Fitzpatrick said that recent events spurred her decision to speak publicly about the issue. As the company responded to massive employee walkouts over its handling of sexual misconduct with salvos about inclusivity and change, she grew frustrated.
“The self-congratulatory messaging was a little overwhelming considering some of the major issues they still had not addressed, including their accommodation policy,” she said.
After she posted on Twitter, she says, she received two types of messages: Kudos from employees from a range of companies thanking her for speaking out about the issue, and warnings from her peers at Google that she could get in trouble even for posting the accommodation process.
“Inside of Google, there’s still a culture that discourages people from talking about labor issues,” she said.
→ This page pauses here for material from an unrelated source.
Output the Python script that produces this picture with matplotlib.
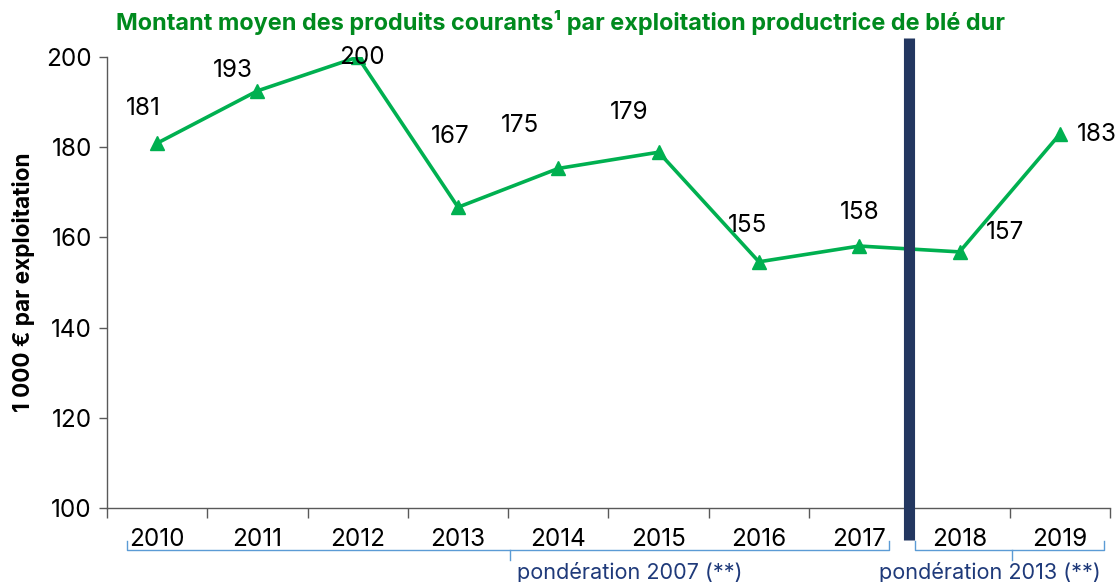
import matplotlib
matplotlib.use("Agg")
import matplotlib.pyplot as plt
from matplotlib.lines import Line2D

years = ["2010", "2011", "2012", "2013", "2014", "2015", "2016", "2017", "2018", "2019"]
values = [180.9, 192.5, 200.0, 166.7, 175.3, 178.9, 154.6, 158.1, 156.8, 182.9]
labels = ["181", "193", "200", "167", "175", "179", "155", "158", "157", "183"]
label_offsets = [(-0.14, 7.7), (-0.25, 4.6), (0.04, 0.0), (-0.08, 15.7), (-0.38, 9.6),
                 (-0.29, 8.9), (-0.11, 8.1), (0.0, 7.5), (0.45, 4.2), (0.37, 0.0)]
yticks = [100, 120, 140, 160, 180, 200]
title = "Montant moyen des produits courants¹ par exploitation productrice de blé dur"
ylabel = "1 000 € par exploitation"
group_labels = ["pondération 2007 (**)", "pondération 2013 (**)"]

plt.rcParams["font.family"] = ["Inter", "DejaVu Sans"]

fig = plt.figure(figsize=(11.17, 5.82), dpi=100)
ax = fig.add_axes([0.0958, 0.127, 0.8979, 0.775])

x = list(range(len(years)))
green = "#00b050"
ax.plot(x, values, color=green, lw=2.6, marker="^", ms=10, mec=green, mfc=green, zorder=3)

for i, (lab, (dx, dy)) in enumerate(zip(labels, label_offsets)):
    ax.text(i + dx, values[i] + dy, lab, ha="center", va="center", fontsize=17.5, color="black", zorder=4)

ax.set_xlim(-0.5, len(years) - 0.5)
ax.set_ylim(100, 200)
ax.set_yticks(yticks)
ax.set_xticks(x)
ax.set_xticklabels(years)
ax.set_xticks([i - 0.5 for i in range(len(years) + 1)], minor=True)
ax.tick_params(axis="x", which="major", length=0, labelsize=17.5, pad=14)
ax.tick_params(axis="x", which="minor", length=7, width=1, color="#595959")
ax.tick_params(axis="y", length=6, width=1, color="#595959", labelsize=17.5, pad=5)
for s in ["top", "right"]:
    ax.spines[s].set_visible(False)
for s in ["left", "bottom"]:
    ax.spines[s].set_color("#595959")
    ax.spines[s].set_linewidth(1)

ax.set_ylabel(ylabel, fontsize=16.3, fontweight="bold", labelpad=8)

# vertical separator bar
ax.add_line(Line2D([7.5, 7.5], [-0.071, 1.042], transform=ax.get_xaxis_transform(),
                   color="#233760", lw=8, clip_on=False, zorder=5, solid_capstyle="butt"))

fig.text(0.502, 0.962, title, ha="center", va="center", fontsize=16.9, fontweight="bold", color="#008a1e")

# braces
trans = ax.get_xaxis_transform()
blue = "#5b9bd5"
def brace(x0, x1, xc, y, up, down):
    ax.add_line(Line2D([x0, x0, x1, x1], [y + up, y, y, y + up], transform=trans, color=blue, lw=1, clip_on=False))
    ax.add_line(Line2D([xc, xc], [y, y - down], transform=trans, color=blue, lw=1, clip_on=False))

brace(-0.30, 7.30, 3.52, -0.094, 0.02, 0.02)
brace(7.56, 9.44, 8.52, -0.094, 0.02, 0.02)
ax.text(4.71, -0.143, group_labels[0], transform=trans, ha="center", va="center", fontsize=15.6, color="#1f3a7a")
ax.text(8.30, -0.143, group_labels[1], transform=trans, ha="center", va="center", fontsize=15.6, color="#1f3a7a")

fig.savefig("out.png", dpi=100)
Fitzpatrick knows that California statutes (and Google’s own employee communications policy) protect workers who talk about their labor conditions, but doesn’t believe that enough of her coworkers realize their rights. “I think that employees should be willing to talk about them publicly so they can get feedback and find allies.”
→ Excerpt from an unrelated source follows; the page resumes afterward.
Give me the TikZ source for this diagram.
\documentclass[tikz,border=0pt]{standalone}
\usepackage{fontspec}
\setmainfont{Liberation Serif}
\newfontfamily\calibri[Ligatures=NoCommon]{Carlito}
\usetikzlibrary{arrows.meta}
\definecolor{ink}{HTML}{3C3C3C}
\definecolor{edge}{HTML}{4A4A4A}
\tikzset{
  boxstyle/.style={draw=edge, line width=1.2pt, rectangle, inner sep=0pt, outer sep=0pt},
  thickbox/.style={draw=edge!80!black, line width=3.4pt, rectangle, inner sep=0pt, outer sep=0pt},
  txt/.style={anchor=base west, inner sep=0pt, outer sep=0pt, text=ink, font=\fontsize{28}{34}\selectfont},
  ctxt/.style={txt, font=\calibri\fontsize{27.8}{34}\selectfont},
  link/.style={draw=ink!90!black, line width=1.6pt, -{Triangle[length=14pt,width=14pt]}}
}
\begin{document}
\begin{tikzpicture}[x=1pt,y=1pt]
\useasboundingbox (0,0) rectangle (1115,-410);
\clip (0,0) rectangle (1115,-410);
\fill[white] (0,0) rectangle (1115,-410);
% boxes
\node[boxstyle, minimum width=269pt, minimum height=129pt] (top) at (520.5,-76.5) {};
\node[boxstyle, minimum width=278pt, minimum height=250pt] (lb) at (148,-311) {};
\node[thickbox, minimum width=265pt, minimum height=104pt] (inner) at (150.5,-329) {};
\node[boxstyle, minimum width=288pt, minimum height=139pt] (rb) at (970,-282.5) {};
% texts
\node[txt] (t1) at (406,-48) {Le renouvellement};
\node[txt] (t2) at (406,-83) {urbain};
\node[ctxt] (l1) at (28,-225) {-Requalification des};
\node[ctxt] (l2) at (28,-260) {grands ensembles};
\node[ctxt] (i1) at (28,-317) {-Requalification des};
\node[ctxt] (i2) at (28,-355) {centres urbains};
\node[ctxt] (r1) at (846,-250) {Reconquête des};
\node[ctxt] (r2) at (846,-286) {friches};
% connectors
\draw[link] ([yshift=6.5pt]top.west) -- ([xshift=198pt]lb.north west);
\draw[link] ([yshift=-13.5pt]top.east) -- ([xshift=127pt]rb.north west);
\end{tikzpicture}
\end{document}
Fitzpatrick points to an ongoing gender pay gap lawsuit against Google spearheaded by former employees Kelly Ellis, Holly Pease, and Kelli Wisuri as an inspiring current example of a challenge to the company’s employment practices, and expects more to come.
Fitzpatrick herself is accustomed to challenging the status quo.
In 2014, she won a landmark transgender rights case after suing the city of Alberta, Canada to switch the gender on her birth certificate even though she did not have sex reassignment surgery, as was previously mandated for changes.
“When I filed my lawsuit in Alberta regarding the birth certificate issuance rules, every province in Canada had the same rules as the ones I was challenging, and people thought I was crazy for challenging something so common and universally accepted,” she said.